Untuk memastikan serangan pneumonia, harus ada pemeriksaan khusus, seperti rontgen paru-paru buat memastikan kadar lendir di saluran pernapasan. Setelah itu, perlu bantuan tes laboratorium untuk melihat apakah ada peningkatan jumlah sel darah putih. “Salah satu ciri pneumonia, jumlah sel darah putih meningkat secara signifikan. Dari kondisi normal 4.000 hingga 10.000 sel menjadi jauh di atas 10.000 sel,” urai Erwanto.

Selain perannya sebagai pembawa bakteri sekunder (menyerang tubuh dengan mendompleng penyakit lain), pneumonia juga bisa menyerang paru-paru secara langsung. Yang terakhir ini disebut peran primer.

Pasien balita atau lansia di atas 65 tahun masuk kategori berisiko tinggi jika mendapat serangan pneumonia. Tak hanya di negara-negara berkembang, di negara-negara maju pun angka kematian lansia akibat pneumonia rata-rata 40.000-an per tahun dari 2 - 3 juta kasus yang ditemukan. Sangat mengkhawatirkan!

Balita dan mereka yang berumur di atas 65 tahun memang mangsa empuk, terutama karena lemahnya daya tahan tubuh yang bersangkutan. Kondisi yang justru paling disukai dan pas buat progresivitas bakteri pneumonia. Tubuh manusia sebenarnya mempunyai imunitas bawaan. Menyitir Erwanto, ada dua jenis daya tahan atau imunitas dalam badan. Pertama, imunitas spesifik seperti respons batuk, yang secara alami merupakan upaya tubuh untuk mencegah terjadinya infeksi paru-paru.

Lemahnya respons ini bisa menyebabkan penumpukan sel radang dan cairan (dalam jumlah tertentu dibutuhkan untuk mematikan kuman) di paru-paru. Namun, saat konsentrasinya makin besar, malah mengganggu fungsi alat pernapasan, menyebabkan penderita sulit bernapas, karena tak tersisa cukup ruang untuk oksigen.

Sedangkan imunitas nonspesifik merujuk pada daya tahan yang dibuat sel-sel dalam badan, seperti lekosit, monosit, dan limfosit. Nah, kedua macam imunitas itu lazimnya bekerja bahu-membahu. Makin bertambahnya usia, kerja sel-sel dan respons spesifik tubuh makin berkurang. Jika salah satu dari mereka tak lagi berjalan sebagaimana mestinya, pertahanan tubuh jadi mudah bobol.
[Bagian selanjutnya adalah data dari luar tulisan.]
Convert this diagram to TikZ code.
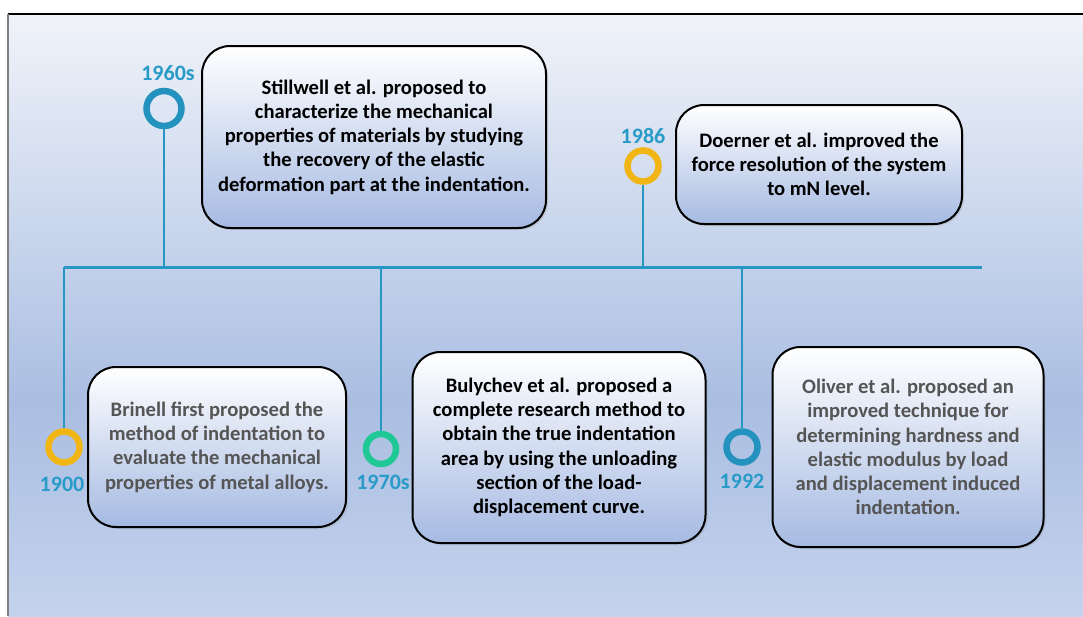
\documentclass[tikz,border=0pt]{standalone}
\usepackage{fontspec}
\setmainfont{Carlito}
\usetikzlibrary{shadows}
\definecolor{lineblue}{RGB}{40,150,195}
\definecolor{yearblue}{RGB}{40,155,200}
\definecolor{ringblue}{RGB}{36,146,190}
\definecolor{ringyellow}{RGB}{242,182,20}
\definecolor{ringgreen}{RGB}{32,200,150}
\definecolor{paneltop}{RGB}{240,243,249}
\definecolor{panelmid}{RGB}{170,190,226}
\definecolor{panelbot}{RGB}{196,210,236}
\definecolor{cardblue}{RGB}{166,186,226}
\definecolor{cardgray}{RGB}{85,85,85}
\tikzstyle{ring}=[circle,line width=6.5pt,inner sep=0pt]
\tikzstyle{year}=[font=\bfseries\fontsize{22}{24}\selectfont,text=yearblue]
\tikzstyle{card}=[rectangle,rounded corners=28pt,draw=black,line width=2pt,
  top color=white,bottom color=cardblue,align=center,
  font=\bfseries\fontsize{20.6}{24.3}\selectfont,
  drop shadow={opacity=0.2,shadow xshift=2pt,shadow yshift=-2pt}]
\tikzstyle{stem}=[draw=lineblue,line width=2.5pt]

\begin{document}
\begin{tikzpicture}[x=1pt,y=-1pt]
    \useasboundingbox (0,0) rectangle (1083,616);
    % background panel
    \shade[top color=paneltop,bottom color=panelmid] (8,14) rectangle (1083,401);
    \shade[top color=panelmid,bottom color=panelbot] (8,400) rectangle (1083,616);
    \draw[black,line width=1.5pt] (8,14) -- (1083,14);
    \draw[gray,line width=2pt] (8,14) -- (8,616);

    % timeline
    \coordinate (tl) at (64,267);
    \coordinate (tr) at (982,267);
    \draw[stem,line width=3pt] (tl) -- (tr);

    \foreach \pos/\name/\col/\sz in {{(164,108.5)/r1960/ringblue/35pt},
    {(643,166)/r1986/ringyellow/31pt},{(64,447)/r1900/ringyellow/31pt},
    {(381,449)/r1970/ringgreen/30pt},{(742,447)/r1992/ringblue/31pt}}
        \node[ring,draw=\col,minimum size=\sz] (\name) at \pos {};

    \foreach \pos/\name/\val in {{(168,73)/y1960/1960s}, {(643,136)/y1986/1986},
    {(62,484)/y1900/1900},{(383,482)/y1970/1970s},{(742,481)/y1992/1992}}
        \node[year] (\name) at \pos {\val};

    \foreach \source in {r1960,r1986,r1900,r1970,r1992}
        \draw[stem] (\source) -- (\source |- tl);

    \node[card,minimum width=344pt,minimum height=182pt] (bStill) at (374,137)
      {Stillwell et al. proposed to\\characterize the mechanical\\properties of materials by studying\\the recovery of the elastic\\deformation part at the indentation.};
    \node[card,minimum width=286pt,minimum height=119pt] (bDoer) at (819,164.5)
      {Doerner et al. improved the\\force resolution of the system\\to mN level.};
    \node[card,text=cardgray,minimum width=258pt,minimum height=160pt] (bBrin) at (217,447)
      {Brinell first proposed the\\method of indentation to\\evaluate the mechanical\\properties of metal alloys.};
    \node[card,minimum width=293pt,minimum height=191pt] (bBuly) at (559,447.5)
      {Bulychev et al. proposed a\\complete research method to\\obtain the true indentation\\area by using the unloading\\section of the load-\\displacement curve.};
    \node[card,text=cardgray,minimum width=271pt,minimum height=200pt] (bOliv) at (908,447)
      {Oliver et al. proposed an\\improved technique for\\determining hardness and\\elastic modulus by load\\and displacement induced\\indentation.};
\end{tikzpicture}
\end{document}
Pada lansia, kondisi ini diperparah dengan sulitnya mendeteksi gejala-gejala awal pneumonia, terutama demamnya. Alhasil, banyak pasien terlambat dibawa ke rumah sakit. Makin parah jika si pasien ternyata tak hanya mengidap pneumonia, tapi juga penyakit lain yang tak kalah berbahaya, seperti jantung atau asma.

Hanya dalam beberapa hari, pneumonia bisa menyebabkan gagal napas, nyawa pun tak terselamatkan.